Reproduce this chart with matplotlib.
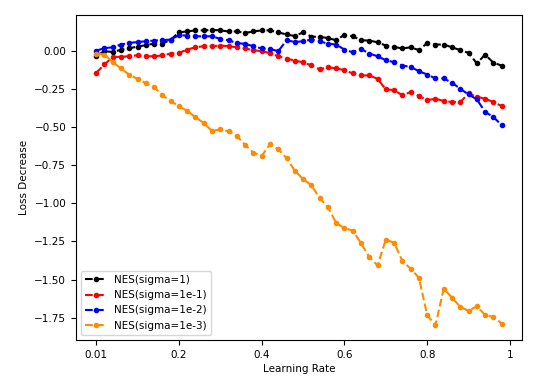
import matplotlib
matplotlib.use("Agg")
import matplotlib.pyplot as plt
import numpy as np

tick_labels = ["0.01", "0.2", "0.4", "0.6", "0.8", "1"]
tick_idx = [0, 10, 20, 30, 40, 50]

sigma_1 = [-0.03, 0.0, -0.005, 0.01, 0.02, 0.03, 0.04, 0.05, 0.05, 0.075,
           0.124, 0.13, 0.137, 0.137, 0.14, 0.137, 0.13, 0.13, 0.12, 0.13,
           0.137, 0.137, 0.124, 0.11, 0.10, 0.124, 0.096, 0.094, 0.087, 0.072,
           0.109, 0.098, 0.072, 0.07, 0.059, 0.037, 0.028, 0.018, 0.026, 0.007,
           0.054, 0.044, 0.044, 0.026, 0.007, -0.011, -0.08, -0.022, -0.076, -0.094]

sigma_1e1 = [-0.142, -0.087, -0.037, -0.037, -0.033, -0.026, -0.033, -0.033, -0.028, -0.015,
             -0.011, 0.011, 0.026, 0.033, 0.033, 0.037, 0.033, 0.026, 0.018, 0.007,
             0.0, -0.011, -0.033, -0.048, -0.061, -0.073, -0.093, -0.12, -0.105, -0.113,
             -0.124, -0.146, -0.159, -0.159, -0.181, -0.251, -0.255, -0.29, -0.268, -0.294,
             -0.321, -0.312, -0.327, -0.334, -0.334, -0.277, -0.299, -0.312, -0.334, -0.36]

sigma_1e2 = [0.004, 0.02, 0.026, 0.044, 0.054, 0.061, 0.065, 0.07, 0.072, 0.077,
             0.105, 0.103, 0.098, 0.098, 0.098, 0.081, 0.072, 0.054, 0.048, 0.033,
             0.018, 0.015, 0.0, 0.072, 0.061, 0.065, 0.077, 0.065, 0.05, 0.044,
             0.011, -0.007, 0.015, -0.015, -0.033, -0.059, -0.072, -0.094, -0.103, -0.131,
             -0.153, -0.179, -0.179, -0.207, -0.247, -0.284, -0.316, -0.399, -0.432, -0.486]

sigma_1e3 = [-0.015, -0.022, -0.072, -0.113, -0.155, -0.182, -0.21, -0.236, -0.289, -0.327,
             -0.36, -0.393, -0.433, -0.472, -0.524, -0.513, -0.526, -0.558, -0.615, -0.667,
             -0.687, -0.611, -0.644, -0.702, -0.785, -0.84, -0.88, -0.964, -1.025, -1.128,
             -1.163, -1.178, -1.261, -1.352, -1.407, -1.237, -1.259, -1.378, -1.429, -1.488,
             -1.734, -1.8, -1.56, -1.619, -1.68, -1.706, -1.675, -1.734, -1.745, -1.789]

series = [
    ("NES(sigma=1)", sigma_1, "black"),
    ("NES(sigma=1e-1)", sigma_1e1, "red"),
    ("NES(sigma=1e-2)", sigma_1e2, "blue"),
    ("NES(sigma=1e-3)", sigma_1e3, "darkorange"),
]

plt.rcParams['font.size'] = 7.5
fig = plt.figure(figsize=(5.5, 3.79), dpi=100)
ax = fig.add_axes([0.138, 0.103, 0.811, 0.857])
x = np.arange(len(sigma_1))
for label, vals, color in series:
    ax.plot(x, vals, linestyle="--", marker="o", markersize=3.0, linewidth=1.5,
            color=color, label=label)

ax.set_xticks(tick_idx)
ax.set_xticklabels(tick_labels)
ax.set_xlabel("Learning Rate", labelpad=3)
ax.set_ylabel("Loss Decrease")
ax.legend(loc="lower left")
fig.savefig("out.png", dpi=100)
= = =
**Prompt**
Print, exactly as written, the lines above from the first one to the one containing "-0.312, -0.334, -0.36]". Leave out pictures.

**Answer**
Reproduce this chart with matplotlib.
import matplotlib
matplotlib.use("Agg")
import matplotlib.pyplot as plt
import numpy as np

tick_labels = ["0.01", "0.2", "0.4", "0.6", "0.8", "1"]
tick_idx = [0, 10, 20, 30, 40, 50]

sigma_1 = [-0.03, 0.0, -0.005, 0.01, 0.02, 0.03, 0.04, 0.05, 0.05, 0.075,
           0.124, 0.13, 0.137, 0.137, 0.14, 0.137, 0.13, 0.13, 0.12, 0.13,
           0.137, 0.137, 0.124, 0.11, 0.10, 0.124, 0.096, 0.094, 0.087, 0.072,
           0.109, 0.098, 0.072, 0.07, 0.059, 0.037, 0.028, 0.018, 0.026, 0.007,
           0.054, 0.044, 0.044, 0.026, 0.007, -0.011, -0.08, -0.022, -0.076, -0.094]

sigma_1e1 = [-0.142, -0.087, -0.037, -0.037, -0.033, -0.026, -0.033, -0.033, -0.028, -0.015,
             -0.011, 0.011, 0.026, 0.033, 0.033, 0.037, 0.033, 0.026, 0.018, 0.007,
             0.0, -0.011, -0.033, -0.048, -0.061, -0.073, -0.093, -0.12, -0.105, -0.113,
             -0.124, -0.146, -0.159, -0.159, -0.181, -0.251, -0.255, -0.29, -0.268, -0.294,
             -0.321, -0.312, -0.327, -0.334, -0.334, -0.277, -0.299, -0.312, -0.334, -0.36]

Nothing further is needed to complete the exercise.